Begin with the line that contains "Rebuild this chart" and continue down through the line that contains "first_open = 0.02"; reproduce those lines exactly and only those.
= = = = =
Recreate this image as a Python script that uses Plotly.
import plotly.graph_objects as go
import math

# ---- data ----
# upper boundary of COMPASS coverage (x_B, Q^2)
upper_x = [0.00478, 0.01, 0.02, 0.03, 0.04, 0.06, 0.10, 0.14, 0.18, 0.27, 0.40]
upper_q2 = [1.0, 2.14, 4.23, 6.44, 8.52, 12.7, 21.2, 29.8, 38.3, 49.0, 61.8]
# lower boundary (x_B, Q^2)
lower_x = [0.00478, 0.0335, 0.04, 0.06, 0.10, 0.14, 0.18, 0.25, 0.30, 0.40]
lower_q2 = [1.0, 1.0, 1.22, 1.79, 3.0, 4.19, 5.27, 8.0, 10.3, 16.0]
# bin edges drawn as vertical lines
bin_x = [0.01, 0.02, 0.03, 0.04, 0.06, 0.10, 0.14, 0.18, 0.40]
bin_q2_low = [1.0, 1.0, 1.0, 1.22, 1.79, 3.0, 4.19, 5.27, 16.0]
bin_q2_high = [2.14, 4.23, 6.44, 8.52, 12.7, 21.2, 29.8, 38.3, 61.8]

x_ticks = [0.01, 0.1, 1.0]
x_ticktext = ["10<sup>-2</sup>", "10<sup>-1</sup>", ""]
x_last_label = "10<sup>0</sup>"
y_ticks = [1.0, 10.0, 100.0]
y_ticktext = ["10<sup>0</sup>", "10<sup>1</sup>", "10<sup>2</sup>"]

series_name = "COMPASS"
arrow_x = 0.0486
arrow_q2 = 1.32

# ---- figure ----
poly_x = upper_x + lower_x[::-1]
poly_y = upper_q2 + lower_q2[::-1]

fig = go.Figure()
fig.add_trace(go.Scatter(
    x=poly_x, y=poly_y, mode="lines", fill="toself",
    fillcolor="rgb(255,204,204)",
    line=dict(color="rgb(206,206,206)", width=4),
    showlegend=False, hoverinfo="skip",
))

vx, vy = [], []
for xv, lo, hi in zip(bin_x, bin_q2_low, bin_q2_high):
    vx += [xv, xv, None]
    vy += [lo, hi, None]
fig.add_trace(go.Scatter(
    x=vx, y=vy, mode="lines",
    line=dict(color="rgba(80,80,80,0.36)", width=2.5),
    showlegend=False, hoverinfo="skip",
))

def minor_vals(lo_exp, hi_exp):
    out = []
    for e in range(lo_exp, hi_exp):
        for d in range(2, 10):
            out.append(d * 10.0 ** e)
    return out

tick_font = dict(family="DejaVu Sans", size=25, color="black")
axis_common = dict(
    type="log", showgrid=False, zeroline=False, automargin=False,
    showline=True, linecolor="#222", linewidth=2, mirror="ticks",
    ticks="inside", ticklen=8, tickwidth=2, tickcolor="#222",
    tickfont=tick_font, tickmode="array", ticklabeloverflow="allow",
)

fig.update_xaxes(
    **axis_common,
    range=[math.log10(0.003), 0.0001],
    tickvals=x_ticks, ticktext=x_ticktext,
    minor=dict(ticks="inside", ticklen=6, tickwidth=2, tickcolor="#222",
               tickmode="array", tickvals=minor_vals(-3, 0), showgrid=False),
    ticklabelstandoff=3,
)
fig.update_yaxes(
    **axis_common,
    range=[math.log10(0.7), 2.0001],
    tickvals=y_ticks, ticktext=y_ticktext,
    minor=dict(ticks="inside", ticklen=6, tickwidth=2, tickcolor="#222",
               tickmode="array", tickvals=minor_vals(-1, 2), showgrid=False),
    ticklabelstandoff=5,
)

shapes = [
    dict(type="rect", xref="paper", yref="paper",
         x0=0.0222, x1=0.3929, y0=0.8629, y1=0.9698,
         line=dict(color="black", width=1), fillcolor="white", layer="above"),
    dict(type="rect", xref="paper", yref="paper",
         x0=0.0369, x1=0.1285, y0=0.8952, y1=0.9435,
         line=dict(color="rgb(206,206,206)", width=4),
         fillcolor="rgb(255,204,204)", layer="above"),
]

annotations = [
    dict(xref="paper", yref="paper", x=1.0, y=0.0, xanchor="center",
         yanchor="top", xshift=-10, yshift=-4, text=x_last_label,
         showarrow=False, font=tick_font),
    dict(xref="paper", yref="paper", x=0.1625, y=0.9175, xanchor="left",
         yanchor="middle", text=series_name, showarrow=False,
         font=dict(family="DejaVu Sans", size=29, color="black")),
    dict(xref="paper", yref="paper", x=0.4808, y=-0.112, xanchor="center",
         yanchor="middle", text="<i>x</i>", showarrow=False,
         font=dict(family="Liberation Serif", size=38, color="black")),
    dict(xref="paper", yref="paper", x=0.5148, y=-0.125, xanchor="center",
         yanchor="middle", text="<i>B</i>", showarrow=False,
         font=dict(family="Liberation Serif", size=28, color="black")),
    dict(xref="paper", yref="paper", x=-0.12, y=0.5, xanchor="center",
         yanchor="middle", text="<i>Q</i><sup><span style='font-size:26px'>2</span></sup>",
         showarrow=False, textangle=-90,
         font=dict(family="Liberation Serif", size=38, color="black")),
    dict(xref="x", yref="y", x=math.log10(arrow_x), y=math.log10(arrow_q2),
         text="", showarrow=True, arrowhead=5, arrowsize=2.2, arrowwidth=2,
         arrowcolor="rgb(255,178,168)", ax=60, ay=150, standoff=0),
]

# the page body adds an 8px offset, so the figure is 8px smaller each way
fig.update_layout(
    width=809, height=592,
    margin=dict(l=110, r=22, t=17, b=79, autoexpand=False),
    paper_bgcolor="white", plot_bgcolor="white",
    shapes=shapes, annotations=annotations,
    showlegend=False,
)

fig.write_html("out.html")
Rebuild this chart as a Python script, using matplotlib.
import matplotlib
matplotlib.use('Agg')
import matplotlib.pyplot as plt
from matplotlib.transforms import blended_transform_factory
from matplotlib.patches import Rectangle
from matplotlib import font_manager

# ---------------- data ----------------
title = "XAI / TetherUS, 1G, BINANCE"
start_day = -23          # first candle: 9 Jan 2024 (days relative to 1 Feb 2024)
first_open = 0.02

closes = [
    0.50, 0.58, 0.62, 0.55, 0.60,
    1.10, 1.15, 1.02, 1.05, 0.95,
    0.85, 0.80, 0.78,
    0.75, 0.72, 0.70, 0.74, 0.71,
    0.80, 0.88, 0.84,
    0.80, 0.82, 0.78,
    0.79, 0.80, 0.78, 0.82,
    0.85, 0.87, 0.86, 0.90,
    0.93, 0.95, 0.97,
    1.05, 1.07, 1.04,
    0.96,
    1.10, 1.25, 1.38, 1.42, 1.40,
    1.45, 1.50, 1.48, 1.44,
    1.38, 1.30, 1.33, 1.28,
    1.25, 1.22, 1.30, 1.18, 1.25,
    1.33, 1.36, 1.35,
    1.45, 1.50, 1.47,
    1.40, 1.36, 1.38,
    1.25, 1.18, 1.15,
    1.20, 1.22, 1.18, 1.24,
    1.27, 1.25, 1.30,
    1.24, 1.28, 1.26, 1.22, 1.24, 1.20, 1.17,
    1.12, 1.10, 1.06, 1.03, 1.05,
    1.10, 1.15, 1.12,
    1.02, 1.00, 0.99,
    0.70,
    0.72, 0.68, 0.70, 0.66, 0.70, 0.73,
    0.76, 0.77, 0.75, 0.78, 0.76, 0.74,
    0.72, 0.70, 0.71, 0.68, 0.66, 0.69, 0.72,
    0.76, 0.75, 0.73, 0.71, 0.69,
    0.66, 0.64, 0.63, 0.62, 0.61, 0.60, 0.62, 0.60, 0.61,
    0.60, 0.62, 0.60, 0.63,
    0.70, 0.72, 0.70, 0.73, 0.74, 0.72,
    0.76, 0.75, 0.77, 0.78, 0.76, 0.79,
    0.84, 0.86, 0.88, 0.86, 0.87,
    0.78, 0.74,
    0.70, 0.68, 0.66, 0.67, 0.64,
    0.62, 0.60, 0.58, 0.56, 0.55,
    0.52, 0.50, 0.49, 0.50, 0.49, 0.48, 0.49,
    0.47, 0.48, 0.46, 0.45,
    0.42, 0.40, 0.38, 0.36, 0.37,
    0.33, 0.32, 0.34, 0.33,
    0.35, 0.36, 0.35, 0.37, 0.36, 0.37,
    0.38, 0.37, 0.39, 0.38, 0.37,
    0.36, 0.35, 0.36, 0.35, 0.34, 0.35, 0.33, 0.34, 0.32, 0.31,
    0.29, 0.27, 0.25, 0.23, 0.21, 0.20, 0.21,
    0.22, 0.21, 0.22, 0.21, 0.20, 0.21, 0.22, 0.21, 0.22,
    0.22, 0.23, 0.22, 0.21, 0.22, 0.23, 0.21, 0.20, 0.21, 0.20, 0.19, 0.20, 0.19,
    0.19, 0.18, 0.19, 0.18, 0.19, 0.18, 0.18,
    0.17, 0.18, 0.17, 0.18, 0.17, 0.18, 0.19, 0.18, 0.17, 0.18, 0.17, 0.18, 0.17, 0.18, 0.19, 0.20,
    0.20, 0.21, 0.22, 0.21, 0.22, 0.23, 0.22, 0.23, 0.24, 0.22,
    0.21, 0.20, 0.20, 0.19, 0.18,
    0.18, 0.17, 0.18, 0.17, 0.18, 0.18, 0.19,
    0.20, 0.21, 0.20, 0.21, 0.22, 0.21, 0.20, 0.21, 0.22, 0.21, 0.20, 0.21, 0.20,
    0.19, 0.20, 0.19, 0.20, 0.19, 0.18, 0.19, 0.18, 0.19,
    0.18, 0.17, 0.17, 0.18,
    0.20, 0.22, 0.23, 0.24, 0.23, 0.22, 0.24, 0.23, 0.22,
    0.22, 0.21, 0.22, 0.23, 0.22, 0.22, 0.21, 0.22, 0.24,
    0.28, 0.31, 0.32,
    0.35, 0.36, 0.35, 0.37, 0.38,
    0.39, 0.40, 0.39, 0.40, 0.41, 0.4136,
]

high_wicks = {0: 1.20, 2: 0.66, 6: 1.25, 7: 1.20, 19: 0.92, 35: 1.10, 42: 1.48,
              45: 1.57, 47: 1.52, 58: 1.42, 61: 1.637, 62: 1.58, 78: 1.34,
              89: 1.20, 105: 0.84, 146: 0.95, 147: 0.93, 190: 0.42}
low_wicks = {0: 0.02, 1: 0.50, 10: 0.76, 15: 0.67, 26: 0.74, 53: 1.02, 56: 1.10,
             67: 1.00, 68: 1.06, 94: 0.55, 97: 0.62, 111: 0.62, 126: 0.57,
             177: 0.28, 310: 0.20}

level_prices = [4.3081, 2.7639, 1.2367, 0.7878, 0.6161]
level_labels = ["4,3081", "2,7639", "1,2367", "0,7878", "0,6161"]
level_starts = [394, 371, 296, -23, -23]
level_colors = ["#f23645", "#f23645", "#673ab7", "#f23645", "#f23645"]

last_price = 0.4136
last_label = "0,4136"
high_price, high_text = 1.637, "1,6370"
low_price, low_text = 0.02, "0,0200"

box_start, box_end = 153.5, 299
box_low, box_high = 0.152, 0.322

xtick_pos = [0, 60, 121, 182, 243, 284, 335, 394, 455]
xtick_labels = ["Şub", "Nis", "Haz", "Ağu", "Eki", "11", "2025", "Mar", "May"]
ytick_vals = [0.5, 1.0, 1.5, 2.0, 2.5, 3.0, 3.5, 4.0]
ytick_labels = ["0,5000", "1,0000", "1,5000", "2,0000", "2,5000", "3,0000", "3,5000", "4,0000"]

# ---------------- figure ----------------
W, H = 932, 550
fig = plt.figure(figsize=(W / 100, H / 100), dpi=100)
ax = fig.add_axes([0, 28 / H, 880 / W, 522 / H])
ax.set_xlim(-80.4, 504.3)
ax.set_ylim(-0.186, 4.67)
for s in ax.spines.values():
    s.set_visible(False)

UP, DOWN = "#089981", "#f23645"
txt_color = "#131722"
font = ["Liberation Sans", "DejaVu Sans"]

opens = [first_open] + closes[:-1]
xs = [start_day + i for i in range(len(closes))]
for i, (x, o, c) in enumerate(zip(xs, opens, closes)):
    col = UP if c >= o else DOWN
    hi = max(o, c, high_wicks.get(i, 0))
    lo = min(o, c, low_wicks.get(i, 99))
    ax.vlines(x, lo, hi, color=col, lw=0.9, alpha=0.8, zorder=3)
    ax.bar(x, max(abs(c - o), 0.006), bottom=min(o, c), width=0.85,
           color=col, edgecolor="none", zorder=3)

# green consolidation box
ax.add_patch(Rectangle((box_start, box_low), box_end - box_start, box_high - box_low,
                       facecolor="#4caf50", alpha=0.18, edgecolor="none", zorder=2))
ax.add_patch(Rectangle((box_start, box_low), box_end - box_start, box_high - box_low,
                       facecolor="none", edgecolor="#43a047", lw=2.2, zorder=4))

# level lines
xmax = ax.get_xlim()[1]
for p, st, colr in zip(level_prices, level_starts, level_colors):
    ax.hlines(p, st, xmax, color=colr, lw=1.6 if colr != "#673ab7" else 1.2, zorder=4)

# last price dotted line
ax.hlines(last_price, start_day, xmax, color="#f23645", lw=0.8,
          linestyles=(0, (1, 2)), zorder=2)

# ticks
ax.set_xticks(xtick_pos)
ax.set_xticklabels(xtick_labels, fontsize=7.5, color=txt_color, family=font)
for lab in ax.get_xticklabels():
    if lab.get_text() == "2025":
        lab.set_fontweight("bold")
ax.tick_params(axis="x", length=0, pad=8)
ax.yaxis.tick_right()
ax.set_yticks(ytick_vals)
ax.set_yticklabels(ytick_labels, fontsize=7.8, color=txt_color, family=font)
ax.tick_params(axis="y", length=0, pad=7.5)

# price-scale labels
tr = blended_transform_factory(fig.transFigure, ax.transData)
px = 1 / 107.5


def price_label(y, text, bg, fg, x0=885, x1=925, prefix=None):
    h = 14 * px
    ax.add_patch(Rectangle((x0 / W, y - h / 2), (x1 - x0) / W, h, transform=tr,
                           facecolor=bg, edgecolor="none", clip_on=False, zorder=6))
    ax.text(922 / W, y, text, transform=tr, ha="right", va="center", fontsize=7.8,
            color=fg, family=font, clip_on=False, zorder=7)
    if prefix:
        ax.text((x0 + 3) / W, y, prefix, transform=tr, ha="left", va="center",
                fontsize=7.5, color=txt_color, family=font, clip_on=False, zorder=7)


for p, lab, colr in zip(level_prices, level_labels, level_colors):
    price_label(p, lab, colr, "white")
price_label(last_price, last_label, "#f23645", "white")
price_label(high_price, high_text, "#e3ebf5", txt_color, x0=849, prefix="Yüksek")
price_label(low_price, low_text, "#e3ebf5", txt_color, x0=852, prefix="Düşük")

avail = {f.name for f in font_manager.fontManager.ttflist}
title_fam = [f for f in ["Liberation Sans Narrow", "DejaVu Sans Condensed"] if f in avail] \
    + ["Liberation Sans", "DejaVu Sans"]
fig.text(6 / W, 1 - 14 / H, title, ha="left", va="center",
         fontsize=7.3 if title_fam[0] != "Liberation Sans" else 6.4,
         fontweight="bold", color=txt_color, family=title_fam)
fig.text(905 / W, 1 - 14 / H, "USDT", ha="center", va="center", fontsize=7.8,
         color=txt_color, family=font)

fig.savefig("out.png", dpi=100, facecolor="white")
= = = = =
§ **Written answer**
Rebuild this chart as a Python script, using matplotlib.
import matplotlib
matplotlib.use('Agg')
import matplotlib.pyplot as plt
from matplotlib.transforms import blended_transform_factory
from matplotlib.patches import Rectangle
from matplotlib import font_manager

# ---------------- data ----------------
title = "XAI / TetherUS, 1G, BINANCE"
start_day = -23          # first candle: 9 Jan 2024 (days relative to 1 Feb 2024)
first_open = 0.02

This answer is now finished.